Puls
- Company type: Private
- Industry: On-demand tech services
- Founded: 2015
- Founders: Eyal Ronen Itai Hirsch
- Headquarters: San Francisco, United States
- Area served: United States
- Number of employees: 100
- Website: https://puls.com/

= Puls (company) =

American tech services company

Puls (stylized in all lowercase) is a San Francisco–based startup founded by Eyal Ronen and Itai Hirsch in 2015. The company provides in-home services such as repairs to all household appliances. The user books an appointment for a technician to visit the user's location to fix said problem.

==History==
In 2015, the company was launched as CellSavers and was focused on repairing mobile phones and tablets. In 2017, the company was renamed Puls and started to offer broader solutions. In 2018, Puls announced a new HDTV antenna installation service.

In August 2018, following a $50 million C round investment, Puls announced expansion to additional home services or supporting "Everything with an 'ON' Switch". In September 2018, Puls was selected by LinkedIn as one of the top 25 US startups, at the 11th place. In 2019, TV-maker TCL announced it had partnered with Puls to provide a 5,000-person installation support team.

In February 2023, Puls announced the launch of their Generative AI assistant, an AI tool using natural language processing to understand and respond to users home care questions in order to provide real time support time and price estimates.

==Offered Services==

| Year | Service |
|---|---|
| 2015 | Phone repair |
| 2017 | Smart home installation and set up |
| 2017 | TV installation and calibration |
| 2018 | Antenna installation |
| 2018 | Security cameras and security systems installation |
| 2018 | Garage door repair |

==Partners==
Apple partnered with Puls to provide home-based Genius Bar–type repairs and demonstrations to the customers.

In January 2018, Antop announced a partnership with Puls for HDTV antenna installation service.

Puls attracts great to satisfactory feedback, with Facebook showing an average feedback score of 4.1/5 stars, with 5,5443 reviews, as of January 2023. Many reviewers speak highly of the fast booking to appointment time, prompt, courteous and knowledgeable technicians and speedy repair times.
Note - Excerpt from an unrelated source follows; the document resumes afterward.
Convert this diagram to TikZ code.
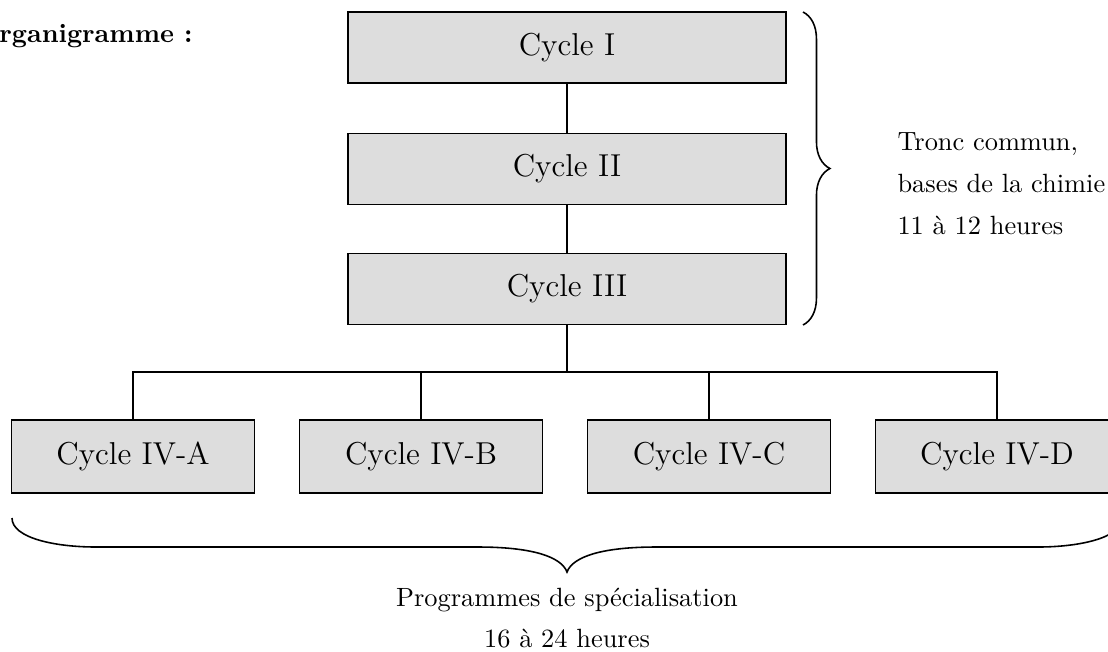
\documentclass[tikz,border=0pt]{standalone}
\usepackage{fontspec}
\usetikzlibrary{decorations.pathreplacing}
\definecolor{boxgray}{RGB}{221,221,221}
\begin{document}
\begin{tikzpicture}[x=0.379pt,y=-0.379pt,
  cyclebox/.style={draw=black, line width=0.55pt, fill=boxgray, inner sep=0pt,
    font=\fontsize{12}{14}\selectfont},
  topbox/.style={cyclebox, minimum width=166pt, minimum height=26.9pt},
  subbox/.style={cyclebox, minimum width=92.1pt, minimum height=27.7pt},
  link/.style={line width=0.55pt},
  lbl/.style={font=\fontsize{10}{12}\selectfont, inner sep=0pt}]
\useasboundingbox (0,0) rectangle (1108,651);

\node[lbl, font=\fontsize{10}{12}\selectfont\bfseries, anchor=base east] (title) at (193,42) {Organigramme :};

\node[topbox] (c1) at (567,47.5) {Cycle I};
\node[topbox] (c2) at (567,169) {Cycle II};
\node[topbox] (c3) at (567,289) {Cycle III};

\node[subbox] (c4a) at (133,456.5) {Cycle IV-A};
\node[subbox] (c4b) at (421,456.5) {Cycle IV-B};
\node[subbox] (c4c) at (709,456.5) {Cycle IV-C};
\node[subbox] (c4d) at (997,456.5) {Cycle IV-D};

\coordinate (bus) at (567,372);

\draw[link] (c1) -- (c2);
\draw[link] (c2) -- (c3);
\draw[link] (c3) -- (bus);
\draw[link] (c4a.north) |- (bus) -| (c4d.north);
\draw[link] (c4b.north) -- (c4b.north |- bus);
\draw[link] (c4c.north) -- (c4c.north |- bus);

% right brace
\coordinate (rbtop) at (803,12);
\coordinate (rbbot) at (803,325);
\draw[line width=0.6pt, decorate, decoration={brace, amplitude=10.2pt}] (rbtop) -- (rbbot);

\node[lbl, anchor=base west] (t1) at (897,150) {Tronc commun,};
\node[lbl, anchor=base west] (t2) at (897,192) {bases de la chimie};
\node[lbl, anchor=base west] (t3) at (897,234) {11 à 12 heures};

% bottom brace
\draw[line width=0.6pt]
  (12,518) .. controls (12,538) and (55,547) .. (96,547)
  -- (478,547) .. controls (530,547) and (561,556) .. (567,572)
  .. controls (573,556) and (604,547) .. (656,547)
  -- (1038,547) .. controls (1079,547) and (1122,538) .. (1122,518);

\node[lbl, anchor=base] (b1) at (567,606) {Programmes de spécialisation};
\node[lbl, anchor=base] (b2) at (567,647) {16 à 24 heures};
\end{tikzpicture}
\end{document}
Similar sentiments are on Better Business Bureau, which gives 3.88/5 stars with 480 reviews.

==Finance==
Announced in August 2018, the company raised $50 million from Temasek Holdings as the lead investor. In August 2017, the startup raised about $25 million series B round led by Red Dot Capital Partners along with Samsung Next, Maverick Ventures and Kreos Capital, as well as existing investors Sequoia Capital and Carmel Ventures, who previously invested $15 million Series A round in August 2016. Prior to that, it had raised $3 million in a seed round from Sequoia Capital in December 2015.